Question

Find the probability that ‘\[10\]’ is followed by ‘\[01\]’ given a computer game which generate only the digits from \[0\] to \[1\] to form a string of binary numbers with a probability of occurrence of \[0\] at even places be \[\dfrac{1}{2}\] and probability of occurrence of \[0\] at the odd place be \[\dfrac{1}{3}\].
A. \[\dfrac{1}{6}\]
B. \[\dfrac{1}{{18}}\]
C. \[\dfrac{1}{9}\]
D. \[\dfrac{1}{3}\]

Answer 1

Hint: Collect the probabilities of the events from the given information in the question and then apply total probability theorem to get required answer.

Formula used:
The probability that the event does not occur is \[=1-p\].

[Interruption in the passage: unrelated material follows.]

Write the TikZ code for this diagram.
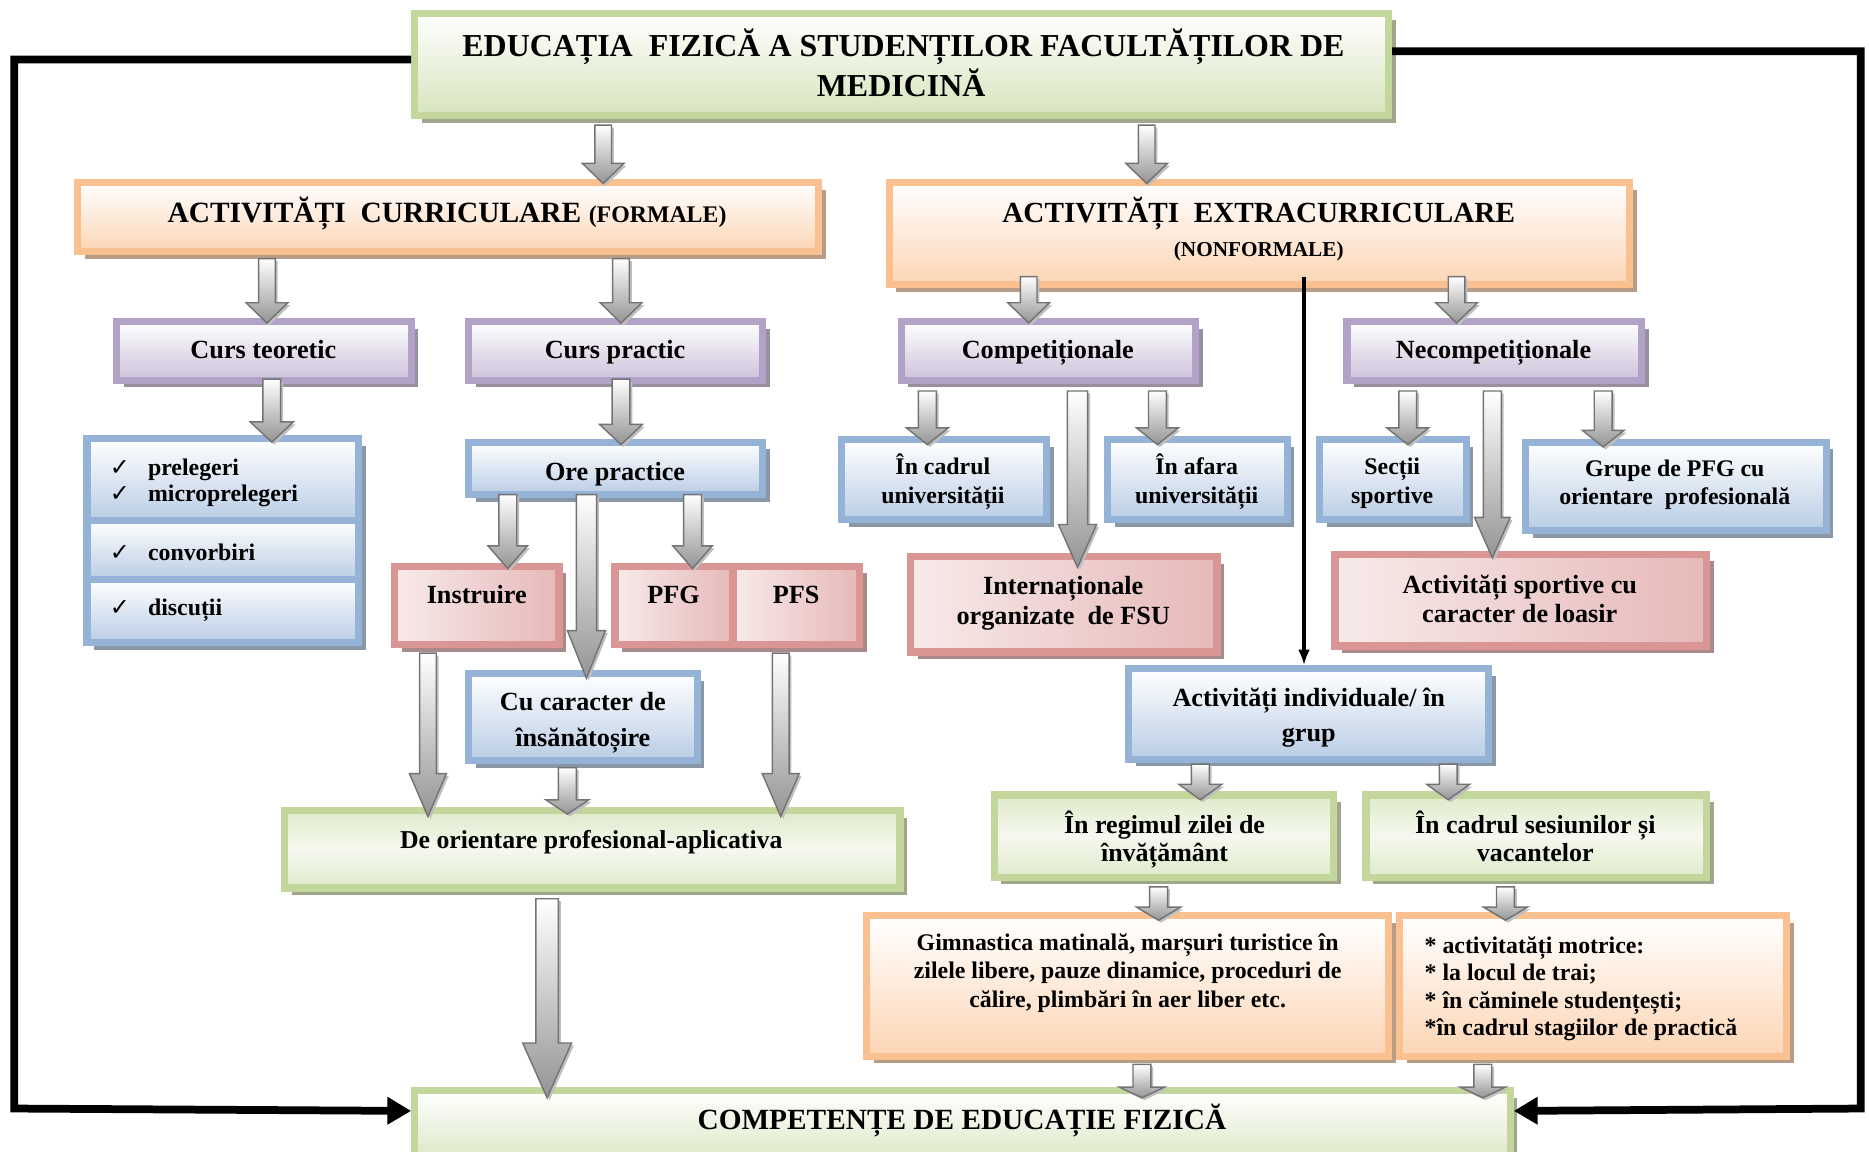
\documentclass[tikz,border=0pt]{standalone}
\usepackage{fontspec}
\setmainfont{Liberation Serif}
\newfontfamily\symf{DejaVu Sans}
\usetikzlibrary{shadows,arrows.meta,calc}
\definecolor{grB}{HTML}{C3D69B}
\definecolor{grF}{HTML}{D7E4BD}
\definecolor{orB}{HTML}{FAC090}
\definecolor{orF}{HTML}{FCD5B5}
\definecolor{puB}{HTML}{B3A2C7}
\definecolor{puF}{HTML}{CCC1DA}
\definecolor{blB}{HTML}{95B3D7}
\definecolor{blF}{HTML}{B9CDE5}
\definecolor{rdB}{HTML}{D99694}
\definecolor{rdF}{HTML}{F2DCDB}
\definecolor{rdD}{HTML}{E6B9B8}
\tikzset{
  boxbase/.style={line width=6pt, inner sep=0pt},
  grbox/.style={boxbase, draw=grB, top color=white, bottom color=grF,
    drop shadow={shadow xshift=6pt, shadow yshift=-6pt, fill=grB!45!gray, opacity=1}},
  grdbox/.style={boxbase, draw=grB, top color=grF!80!white, bottom color=grF!80!white, middle color=grF!25!white,
    drop shadow={shadow xshift=6pt, shadow yshift=-6pt, fill=grB!45!gray, opacity=1}},
  orbox/.style={boxbase, draw=orB, top color=white, bottom color=orF,
    drop shadow={shadow xshift=6pt, shadow yshift=-6pt, fill=orB!45!gray, opacity=1}},
  pubox/.style={boxbase, draw=puB, top color=white, bottom color=puF,
    drop shadow={shadow xshift=6pt, shadow yshift=-6pt, fill=puB!45!gray, opacity=1}},
  blbox/.style={boxbase, draw=blB, top color=white, bottom color=blF,
    drop shadow={shadow xshift=6pt, shadow yshift=-6pt, fill=blB!45!gray, opacity=1}},
  rdbox/.style={boxbase, draw=rdB, left color=rdF!60!white, right color=rdD,
    drop shadow={shadow xshift=6pt, shadow yshift=-6pt, fill=rdB!45!gray, opacity=1}},
  blockarrow/.style={top color=white, bottom color=black!42, draw=black!55, line width=1.2pt,
    drop shadow={shadow xshift=2pt, shadow yshift=-2pt, fill=black!25, opacity=1}},
  bigline/.style={line width=6.5pt, line join=miter, -{Triangle[length=20pt,width=22pt]}},
  thinarr/.style={line width=3pt, -{Latex[length=13pt,width=10pt]}},
  tx/.style={inner sep=0pt},
}
% box: name, x1, y1, x2, y2, style
\newcommand\bx[6]{\node[#6, minimum width={(#4)-(#2)-6}, minimum height={(#5)-(#3)-6}] (#1) at ({((#2)+(#4))/2},{((#3)+(#5))/2}) {};}
% text: [anchor] name, x, baseline y, size, text
\newcommand\tl[6][base]{\node[tx, anchor=#1, font=\fontsize{#5}{#5}\selectfont\bfseries] (#2) at (#3,#4) {#6};}
% block arrow: from, to, x, shaft w, head w, head len, start offset, tip offset
\newcommand\barr[8]{\path[blockarrow] let \p1=(#1.south), \p2=(#2.north) in
  ({(#3-#4/2)*1pt},{\y1-(#7)*1pt}) -- ({(#3+#4/2)*1pt},{\y1-(#7)*1pt})
  -- ({(#3+#4/2)*1pt},{\y2-(#8)*1pt+(#6)*1pt}) -- ({(#3+#5/2)*1pt},{\y2-(#8)*1pt+(#6)*1pt})
  -- ({#3*1pt},{\y2-(#8)*1pt}) -- ({(#3-#5/2)*1pt},{\y2-(#8)*1pt+(#6)*1pt})
  -- ({(#3-#4/2)*1pt},{\y2-(#8)*1pt+(#6)*1pt}) -- cycle;}
\begin{document}
\begin{tikzpicture}[x=1pt,y=-1pt]
\useasboundingbox (0,0) rectangle (1568,966);
% boxes
\bx{title}{345}{8}{1168}{100}{grbox}
\bx{curr}{62}{150}{690}{214}{orbox}
\bx{extra}{743}{150}{1370}{242}{orbox}
\bx{cteor}{95}{267}{348}{322}{pubox}
\bx{cpract}{390}{267}{643}{322}{pubox}
\bx{comp}{753}{267}{1006}{322}{pubox}
\bx{necomp}{1127}{267}{1380}{322}{pubox}
\bx{listA}{70}{365}{304}{440}{blbox}
\bx{listB}{70}{434}{304}{489}{blbox}
\bx{listC}{70}{483}{304}{542}{blbox}
\bx{orep}{390}{368}{643}{418}{blbox}
\bx{instr}{328}{472}{472}{544}{rdbox}
\bx{pfg}{513}{472}{618}{544}{rdbox}
\bx{pfs}{612}{472}{724}{544}{rdbox}
\bx{cucar}{390}{562}{588}{641}{blbox}
\bx{deor}{236}{677}{758}{748}{grdbox}
\bx{compet}{345}{912}{1270}{985}{grbox}
\bx{incadru}{703}{366}{881}{439}{blbox}
\bx{inafara}{926}{366}{1083}{439}{blbox}
\bx{sectii}{1104}{366}{1233}{439}{blbox}
\bx{grupe}{1277}{368}{1535}{448}{blbox}
\bx{intl}{761}{464}{1024}{550}{rdbox}
\bx{loasir}{1117}{462}{1435}{545}{rdbox}
\bx{indiv}{944}{558}{1252}{640}{blbox}
\bx{regim}{831}{664}{1122}{739}{grdbox}
\bx{sesiuni}{1143}{664}{1435}{739}{grdbox}
\bx{gimn}{724}{765}{1168}{889}{orbox}
\bx{motr}{1171}{765}{1502}{889}{orbox}
% block arrows
\barr{title}{curr}{506}{14}{35}{17}{5}{4}
\barr{title}{extra}{962}{14}{35}{17}{5}{4}
\barr{curr}{cteor}{224}{14}{35}{17}{3}{4}
\barr{curr}{cpract}{521}{14}{35}{17}{3}{4}
\barr{extra}{comp}{863}{14}{35}{17}{-10}{4}
\barr{extra}{necomp}{1222}{14}{35}{17}{-10}{4}
\barr{cteor}{listA}{228}{15}{36}{17}{-4}{6}
\barr{cpract}{orep}{521}{15}{36}{17}{-4}{5}
\barr{orep}{instr}{426}{15}{33}{19}{-3}{5}
\barr{orep}{cucar}{492}{17}{32}{40}{-3}{7}
\barr{orep}{pfg}{581}{15}{33}{19}{-3}{5}
\barr{instr}{deor}{359}{14}{31}{36}{4}{8}
\barr{cucar}{deor}{476}{15}{36}{12}{3}{6}
\barr{pfs}{deor}{655}{14}{31}{36}{4}{8}
\barr{deor}{compet}{459}{19}{41}{46}{6}{9}
\barr{comp}{incadru}{778}{15}{35}{14}{6}{7}
\barr{comp}{intl}{904}{17}{32}{36}{6}{12}
\barr{comp}{inafara}{971}{15}{35}{14}{6}{7}
\barr{necomp}{sectii}{1181}{15}{35}{14}{6}{7}
\barr{necomp}{loasir}{1252}{15}{30}{34}{6}{6}
\barr{necomp}{grupe}{1345}{15}{35}{14}{6}{7}
\barr{indiv}{regim}{1007}{15}{36}{13}{1}{7}
\barr{indiv}{sesiuni}{1215}{15}{36}{13}{1}{7}
\barr{regim}{gimn}{972}{15}{37}{11}{5}{7}
\barr{sesiuni}{motr}{1263}{15}{37}{11}{5}{7}
\barr{gimn}{compet}{958}{15}{38}{9}{4}{9}
\barr{motr}{compet}{1244}{15}{38}{9}{4}{9}
% black connectors
\coordinate (L1) at (12,50);
\coordinate (L2) at (12,930);
\coordinate (R1) at (1561,43);
\coordinate (R2) at (1561,930);
\draw[bigline] ([yshift=4pt]title.west) -- (L1) -- (L2) -- ([yshift=16.5pt]compet.west);
\draw[bigline] ([yshift=11pt]title.east) -- (R1) -- (R2) -- ([yshift=16.5pt]compet.east);
\draw[thinarr] let \p1=(extra.south), \p2=(indiv.north) in ({1094pt},{\y1+10pt}) -- ({1094pt},{\y2});
% texts
\tl{t1}{758}{47}{26.8}{EDUCAȚIA~ FIZICĂ A STUDENȚILOR FACULTĂȚILOR DE}
\tl{t2}{756}{81}{26.8}{MEDICINĂ}
\tl{t3}{375}{187}{24.7}{ACTIVITĂȚI~ CURRICULARE {\fontsize{20}{20}\selectfont(FORMALE)}}
\tl{t4}{1056}{187}{24.5}{ACTIVITĂȚI~ EXTRACURRICULARE}
\tl{t5}{1056}{215}{17.8}{(NONFORMALE)}
\tl{t6}{221}{301}{22}{Curs teoretic}
\tl{t7}{516}{301}{22}{Curs practic}
\tl{t8}{879}{301}{22}{Competiționale}
\tl{t9}{1253}{301}{22}{Necompetiționale}
\tl[base west]{c1}{92}{398.5}{20}{\symf\mdseries ✓}
\tl[base west]{c2}{92}{421}{20}{\symf\mdseries ✓}
\tl[base west]{c3}{92}{470}{20}{\symf\mdseries ✓}
\tl[base west]{c4}{92}{516}{20}{\symf\mdseries ✓}
\tl[base west]{l1}{124}{398.5}{20}{prelegeri}
\tl[base west]{l2}{124}{421}{20}{microprelegeri}
\tl[base west]{l3}{124}{470}{20}{convorbiri}
\tl[base west]{l4}{124}{516}{20}{discuții}
\tl{t10}{516}{403}{22}{Ore practice}
\tl{t11}{400}{506}{22}{Instruire}
\tl{t12}{565}{506}{22}{PFG}
\tl{t13}{668}{506}{22}{PFS}
\tl{t14}{489}{596}{22}{Cu caracter de}
\tl{t15}{489}{626}{22}{însănătoșire}
\tl{t16}{496}{711.5}{21.6}{De orientare profesional-aplicativa}
\tl{t17}{807}{948}{24.6}{COMPETENȚE DE EDUCAȚIE FIZICĂ}
\tl{t18}{791}{398}{20}{În cadrul}
\tl{t19}{791}{422}{20}{universității}
\tl{t20}{1004}{398}{20}{În afara}
\tl{t21}{1004}{422}{20}{universității}
\tl{t22}{1168}{398}{20}{Secții}
\tl{t23}{1168}{422}{20}{sportive}
\tl{t24}{1405}{400}{20}{Grupe de PFG cu}
\tl{t25}{1405}{423}{20}{orientare~ profesională}
\tl{t26}{892}{499}{22}{Internaționale}
\tl{t27}{892}{524}{22}{organizate~ de FSU}
\tl{t28}{1275}{497.5}{22}{Activități sportive cu}
\tl{t29}{1275}{522.5}{22}{caracter de loasir}
\tl{t30}{1098}{593}{22}{Activități individuale/ în}
\tl{t31}{1098}{622}{22}{grup}
\tl{t32}{977}{699}{21.8}{În regimul zilei de}
\tl{t33}{977}{723}{21.8}{învățământ}
\tl{t34}{1288}{699}{21.8}{În cadrul sesiunilor și}
\tl{t35}{1288}{723}{21.8}{vacantelor}
\tl{t36}{946}{797}{20}{Gimnastica matinală, marșuri turistice în}
\tl{t37}{946}{820.5}{20}{zilele libere, pauze dinamice, proceduri de}
\tl{t38}{946}{845}{20}{călire, plimbări în aer liber etc.}
\tl[base west]{t39}{1195}{800}{20}{* activitatăți motrice:}
\tl[base west]{t40}{1195}{823}{20}{* la locul de trai;}
\tl[base west]{t41}{1195}{846}{20}{* în căminele studențești;}
\tl[base west]{t42}{1195}{869}{20}{*în cadrul stagiilor de practică}
\end{tikzpicture}
\end{document}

Complete step by step solution
We have, given in the question:
Probability ‘\[P\]’ of ‘\[0\]’ at even places:
\[P\] ( \[0\] at even places) = \[\dfrac{1}{2}\]
Probability ‘\[P\]’ of ‘\[0\]’ at odd places:
\[P\]( \[0\] at odd places) = \[\dfrac{1}{3}\]
Similarly,
\[P\]( \[1\] at even places) = \[\dfrac{1}{2}\]
\[P\]( \[1\] at odd places) = \[\dfrac{2}{3}\]
There are two possibilities to occur the event:

1	0	0	1
Odd	Even	Odd	Even

 OR

1	0	0	1
Even	Odd	Even	Odd

According above two cases:
\[P\]( \[10\] is followed by \[01\]) \[\left[ {\left( {\dfrac{2}{3}} \right) \times \left( {\dfrac{1}{2}} \right) \times \left( {\dfrac{1}{3}} \right) \times \left( {\dfrac{1}{2}} \right)} \right] + \left[ {\left( {\dfrac{1}{2}} \right) \times \left( {\dfrac{1}{3}} \right) \times \left( {\dfrac{1}{2}} \right) \times \left( {\dfrac{2}{3}} \right)} \right]\]
\[ = \left( {\dfrac{1}{{18}}} \right) + \left( {\dfrac{1}{{18}}} \right)\]
 \[ = \dfrac{1}{9}\]
The correct answer is option C.

Note: Students often do a common mistake to find the required probability. The strings are made by only 0 and 1. The string should be in the form 10 followed by 01. The string will be 1001. Don’t take only the case:

1	0	0	1
Even	Odd	Even	Odd

Since it is a string the position of 1 may an odd place. Students often donot consider the second case. The second case is:

1	0	0	1
Odd	Even	Odd	Even

So there are two possible cases.